▶ **Exercise**: Reproduce, word for word, every line from the first one down to the line containing "return 1 - py / H", and nothing else.

── Material provided ──

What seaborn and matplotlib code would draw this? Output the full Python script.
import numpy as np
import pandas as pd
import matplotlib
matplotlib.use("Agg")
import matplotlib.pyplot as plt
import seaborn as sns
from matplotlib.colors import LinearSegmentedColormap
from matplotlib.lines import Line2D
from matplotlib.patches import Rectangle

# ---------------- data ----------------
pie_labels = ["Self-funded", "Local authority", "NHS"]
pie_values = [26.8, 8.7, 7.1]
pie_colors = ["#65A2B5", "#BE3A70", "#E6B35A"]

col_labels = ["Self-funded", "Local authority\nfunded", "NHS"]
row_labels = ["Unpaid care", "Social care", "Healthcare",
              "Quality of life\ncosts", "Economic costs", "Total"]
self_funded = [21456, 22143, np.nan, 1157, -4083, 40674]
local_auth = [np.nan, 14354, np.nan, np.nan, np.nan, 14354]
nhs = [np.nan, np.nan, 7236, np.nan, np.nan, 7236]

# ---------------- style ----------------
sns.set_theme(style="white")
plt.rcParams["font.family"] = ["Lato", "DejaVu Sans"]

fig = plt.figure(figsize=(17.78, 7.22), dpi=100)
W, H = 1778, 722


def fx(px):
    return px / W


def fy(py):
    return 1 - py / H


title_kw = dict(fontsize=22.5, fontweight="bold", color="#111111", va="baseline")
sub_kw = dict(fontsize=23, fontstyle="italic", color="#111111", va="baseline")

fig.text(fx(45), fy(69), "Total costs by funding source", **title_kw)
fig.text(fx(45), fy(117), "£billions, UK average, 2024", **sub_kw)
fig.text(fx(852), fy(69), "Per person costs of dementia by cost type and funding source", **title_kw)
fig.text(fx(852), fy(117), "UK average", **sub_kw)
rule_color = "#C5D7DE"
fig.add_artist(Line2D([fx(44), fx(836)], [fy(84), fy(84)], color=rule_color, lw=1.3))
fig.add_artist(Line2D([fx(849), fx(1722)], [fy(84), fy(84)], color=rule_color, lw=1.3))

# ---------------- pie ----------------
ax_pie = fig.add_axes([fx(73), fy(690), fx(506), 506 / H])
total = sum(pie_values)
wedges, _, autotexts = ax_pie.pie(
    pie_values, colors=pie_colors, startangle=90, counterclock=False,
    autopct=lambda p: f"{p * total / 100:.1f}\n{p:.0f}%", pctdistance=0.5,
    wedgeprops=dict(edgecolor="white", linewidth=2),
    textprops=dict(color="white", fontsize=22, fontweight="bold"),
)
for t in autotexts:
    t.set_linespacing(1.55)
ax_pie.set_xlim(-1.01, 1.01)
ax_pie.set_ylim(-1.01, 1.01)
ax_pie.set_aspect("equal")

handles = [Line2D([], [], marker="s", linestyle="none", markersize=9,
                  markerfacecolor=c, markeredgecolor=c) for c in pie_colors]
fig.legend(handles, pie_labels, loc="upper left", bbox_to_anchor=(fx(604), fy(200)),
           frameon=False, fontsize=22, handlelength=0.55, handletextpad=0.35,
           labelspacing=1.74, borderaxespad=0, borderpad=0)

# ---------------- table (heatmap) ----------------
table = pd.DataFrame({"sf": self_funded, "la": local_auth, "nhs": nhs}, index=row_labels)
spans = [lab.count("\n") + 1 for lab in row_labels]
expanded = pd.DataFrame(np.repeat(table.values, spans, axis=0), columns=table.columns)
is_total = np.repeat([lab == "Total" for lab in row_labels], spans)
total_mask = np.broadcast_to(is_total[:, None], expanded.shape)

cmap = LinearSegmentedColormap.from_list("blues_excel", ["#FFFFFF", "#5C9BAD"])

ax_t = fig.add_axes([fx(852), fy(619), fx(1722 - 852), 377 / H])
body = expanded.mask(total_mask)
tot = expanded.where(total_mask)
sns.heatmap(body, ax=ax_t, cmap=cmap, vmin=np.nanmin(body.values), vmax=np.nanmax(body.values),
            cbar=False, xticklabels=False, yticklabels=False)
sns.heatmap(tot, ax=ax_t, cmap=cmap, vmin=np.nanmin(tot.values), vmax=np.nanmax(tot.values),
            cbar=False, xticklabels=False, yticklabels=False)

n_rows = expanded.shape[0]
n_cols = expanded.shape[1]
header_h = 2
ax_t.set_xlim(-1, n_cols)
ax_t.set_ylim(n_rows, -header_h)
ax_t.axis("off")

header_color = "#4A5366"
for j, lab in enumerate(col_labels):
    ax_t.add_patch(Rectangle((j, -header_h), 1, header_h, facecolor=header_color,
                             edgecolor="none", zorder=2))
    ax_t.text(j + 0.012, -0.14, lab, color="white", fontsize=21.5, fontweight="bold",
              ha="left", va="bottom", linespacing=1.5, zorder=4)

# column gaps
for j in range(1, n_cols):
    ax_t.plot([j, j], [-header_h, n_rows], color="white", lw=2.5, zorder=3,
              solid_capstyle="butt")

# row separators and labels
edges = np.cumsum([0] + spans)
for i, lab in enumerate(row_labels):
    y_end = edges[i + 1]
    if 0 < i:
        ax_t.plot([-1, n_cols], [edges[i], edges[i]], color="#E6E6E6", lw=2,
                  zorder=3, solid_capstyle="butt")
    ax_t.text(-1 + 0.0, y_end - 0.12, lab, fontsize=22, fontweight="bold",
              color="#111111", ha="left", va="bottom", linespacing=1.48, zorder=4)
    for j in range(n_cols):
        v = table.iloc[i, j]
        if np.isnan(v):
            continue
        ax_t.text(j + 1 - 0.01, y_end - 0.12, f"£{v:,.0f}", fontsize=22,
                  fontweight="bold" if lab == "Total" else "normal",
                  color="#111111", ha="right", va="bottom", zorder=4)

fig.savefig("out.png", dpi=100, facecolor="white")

───

▶ **The response**:
What seaborn and matplotlib code would draw this? Output the full Python script.
import numpy as np
import pandas as pd
import matplotlib
matplotlib.use("Agg")
import matplotlib.pyplot as plt
import seaborn as sns
from matplotlib.colors import LinearSegmentedColormap
from matplotlib.lines import Line2D
from matplotlib.patches import Rectangle

# ---------------- data ----------------
pie_labels = ["Self-funded", "Local authority", "NHS"]
pie_values = [26.8, 8.7, 7.1]
pie_colors = ["#65A2B5", "#BE3A70", "#E6B35A"]

col_labels = ["Self-funded", "Local authority\nfunded", "NHS"]
row_labels = ["Unpaid care", "Social care", "Healthcare",
              "Quality of life\ncosts", "Economic costs", "Total"]
self_funded = [21456, 22143, np.nan, 1157, -4083, 40674]
local_auth = [np.nan, 14354, np.nan, np.nan, np.nan, 14354]
nhs = [np.nan, np.nan, 7236, np.nan, np.nan, 7236]

# ---------------- style ----------------
sns.set_theme(style="white")
plt.rcParams["font.family"] = ["Lato", "DejaVu Sans"]

fig = plt.figure(figsize=(17.78, 7.22), dpi=100)
W, H = 1778, 722


def fx(px):
    return px / W


def fy(py):
    return 1 - py / H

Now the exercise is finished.